Świerczyńska nie ukrywa, że tenis jest jej wielką pasją. – O wiele lepiej idzie mi na turniejach, niż na treningach, bo czuję adrenalinę i bardzo lubię wygrywać. W wieku dziesięciu lat zostałam mistrzynią Polski krasnali – tak nazywała się ta kategoria wiekowa – i już zostałam przy tenisie, który po prostu pokochałam. Stałam się bardziej pewna siebie, to pomogło mi w kolejnych sukcesach – opowiada. Na koncie ma już zwycięstwa m.in. w międzynarodowych turniejach juniorskich ITF, czy mistrzostwach Polski do lat 16.
– Na ostatnich mistrzostwach Polski do lat 18, czyli rywalizując ze starszymi zawodniczkami, zdobyła złoto w grze podwójnej, a w grze pojedynczej była w półfinale po drodze robiąc kilka bardzo dużych niespodzianek. W półfinale była o krok od zwycięstwa, a w turnieju pokazała swój olbrzymi potencjał. Teraz pracujemy nad ustabilizowaniem tego poziomu – mówi trener Bojarski.

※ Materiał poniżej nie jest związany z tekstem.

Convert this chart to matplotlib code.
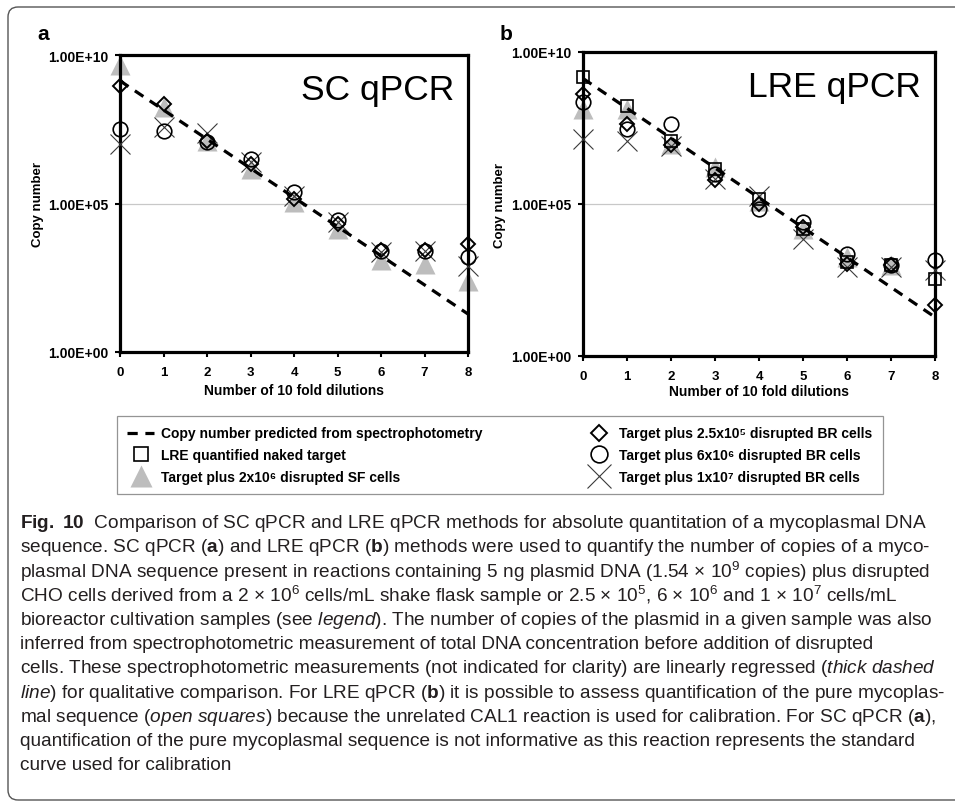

Magda śmiało mówi o swoich marzeniach i wzoruje się na karierze Igi Świątek. – Iga wielką pracą osiągnęła coś nieprawdopodobnego. Chciałabym móc z nią zagrać, na przykład w turnieju wielkoszlemowym. Taki mecz mógłby mnie wiele nauczyć, ale też dałby mi bardzo dużo motywacji do ciężkiej pracy. Wiara w sukces jest niezbędna w każdym sporcie. Ja też wierzę ze wszystkich sił, że mi się to uda. Moim marzeniem jest też bycie zawodową tenisistką. Chciałabym, żeby był to mój sposób na życie i żebym mogła wiele lat czerpać z tego przyjemność – dodaje.

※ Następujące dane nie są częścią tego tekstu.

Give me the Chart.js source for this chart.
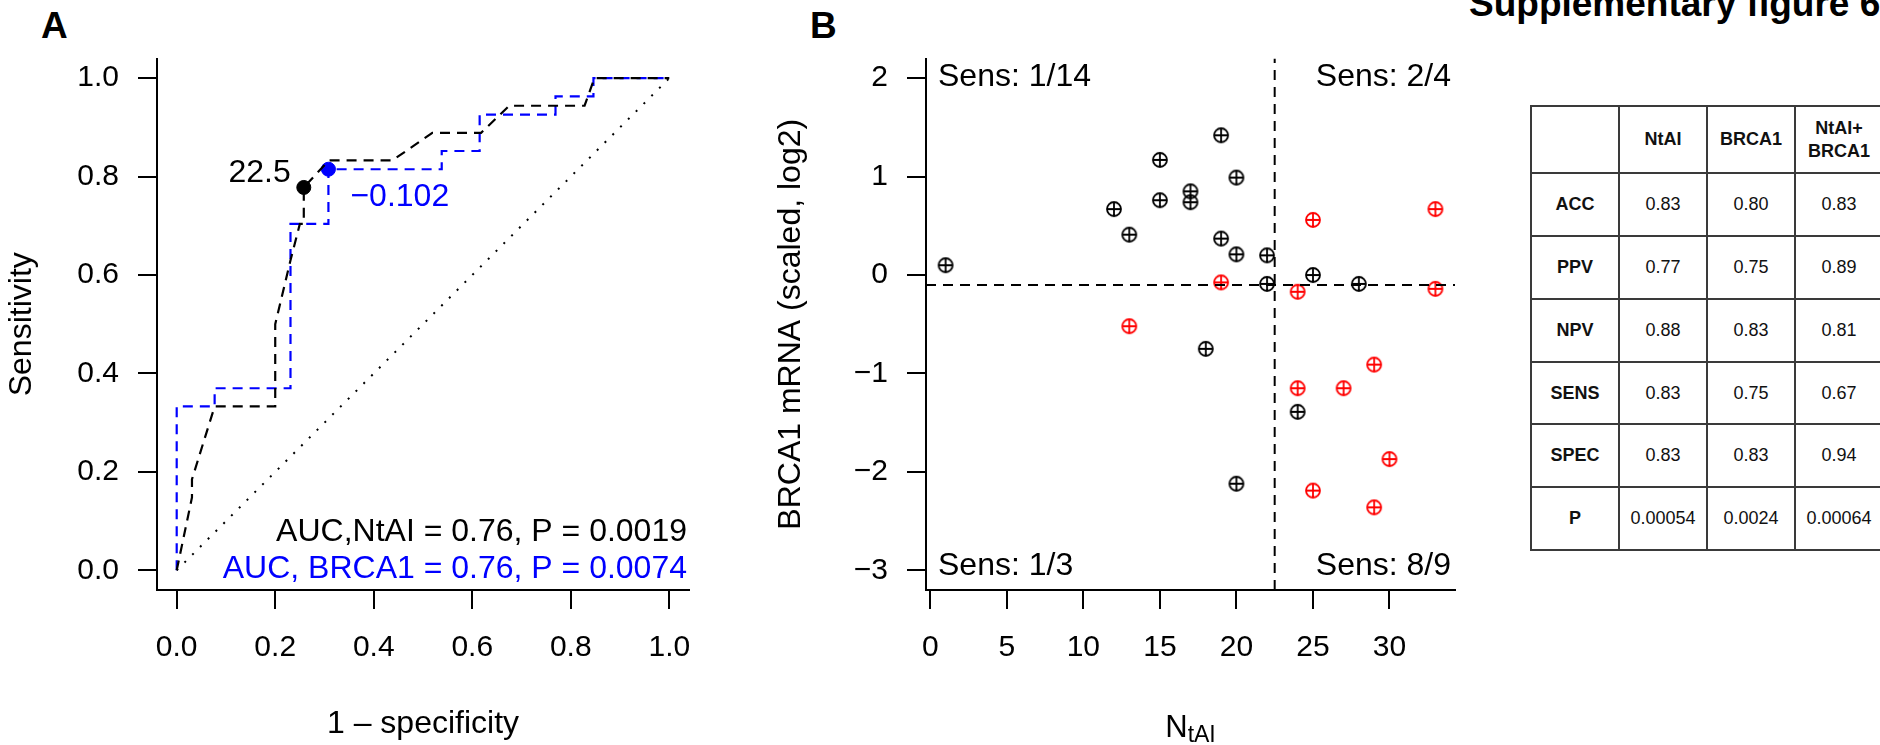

Jak mówi, tenis zajmuje jej większą część życia. – Jest po prostu moją pasją. Bardzo lubię oglądać zawodników, podpatruję ich grę. Mam problem z forehandem, więc sporo trenuję na sucho w domu patrząc na najlepszych zawodników. By osiągnąć sukces nie można trenować tylko na korcie, bo praca wykonywana, że tak powiem, po godzinach, jest bardzo istotna – mówi.
– Jeżeli chodzi o backhand to gra jak Szarapowa, jeśli chodzi o forehand to mogę porównać ją do Nadala, bo stosuje wiele zagrań top spin, a kobiety rzadko grają w ten sposób. Do tego ma bardzo prawidłowy serwis i dobrze gra przy siatce – charakteryzuje Świerczyńską trener.

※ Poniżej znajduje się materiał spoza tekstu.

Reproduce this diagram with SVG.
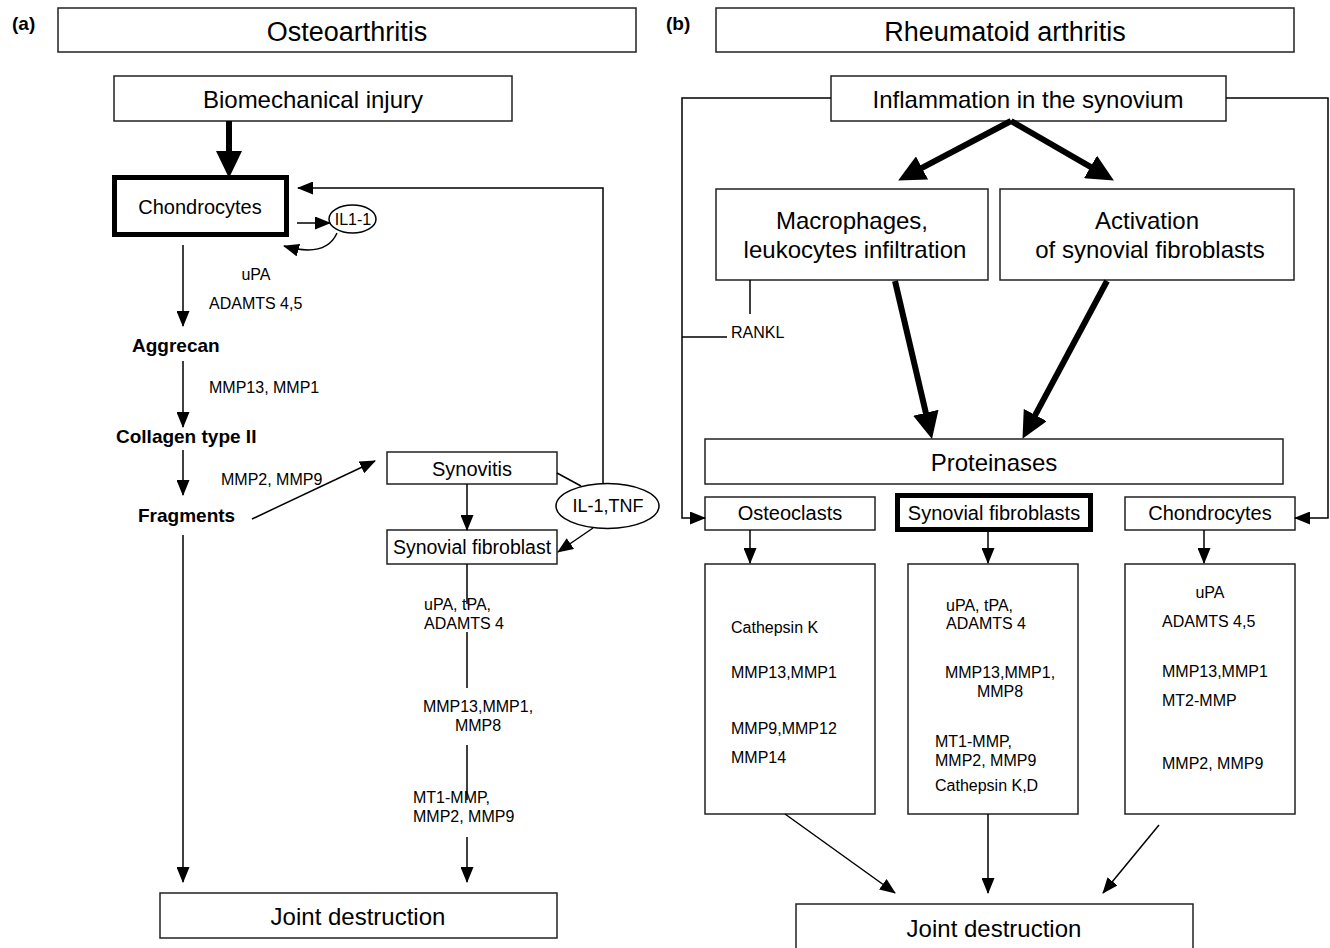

W kwietniu utalentowana polska zawodniczka, wraz z innymi kadrowiczami z roczników juniorskich, trenowała na zgrupowaniu w Centralnym Ośrodku Sportu Cetniewo we Władysławowie. – Takie zgrupowania kadry odbywają się teraz coraz częściej. To dobra okazja do potrenowania z rówieśnikami i sprawdzenia poziomu swojej gry, a w Cetniewie są świetne warunki do trenowania – dodaje.
Trener Świerczyńskiej przyznaje, że pandemia koronawirusa wprawdzie ograniczyła znacząco liczbę turniejów, ale sprawiła też, że zawodnicy mieli znacznie więcej czasu na trening. – W młodszych kategoriach wiekowych czasem jest problemem zbyt duża liczba meczów rozgrywanych na turniejach, a zbyt mała liczba godzin na treningach. Teraz jest inaczej i mam wrażenie, że dzięki temu Magda robi szybszy postęp – wyjaśnia.
W poniedziałek rozpocznie się międzynarodowy turniej ITF w Turcji, w którym Świerczyńska weźmie udział. – Obsada będzie bardzo dobra, bo w pandemii turniejów jest znacznie mniej, niż zwykle, więc w tych, które się odbywają, rywalizacja jest bardzo mocna. Później jestem też zgłoszona do turnieju na Węgrzech. Cel na Turcję? Bardzo bym chciała zdobyć medal – zapowiada Polka.
Długofalowym celem Świerczyńskiej na najbliższe miesiące są starty w rywalizacji seniorek w turniejach WTA. – Chcemy uciekać z turniejów ogólnopolskich, bo dla Magdy to chyba już jest historia. Musi grać dużo turniejów seniorskich, czyli WTA. Na początku będzie pewnie przegrywała, ale będzie się dzięki temu uczyć. Oczywiście, będzie też grała w turniejach juniorskich ITF, gdzie ma już na swoim koncie kilka sukcesów – mówi trener Paweł Bojarski.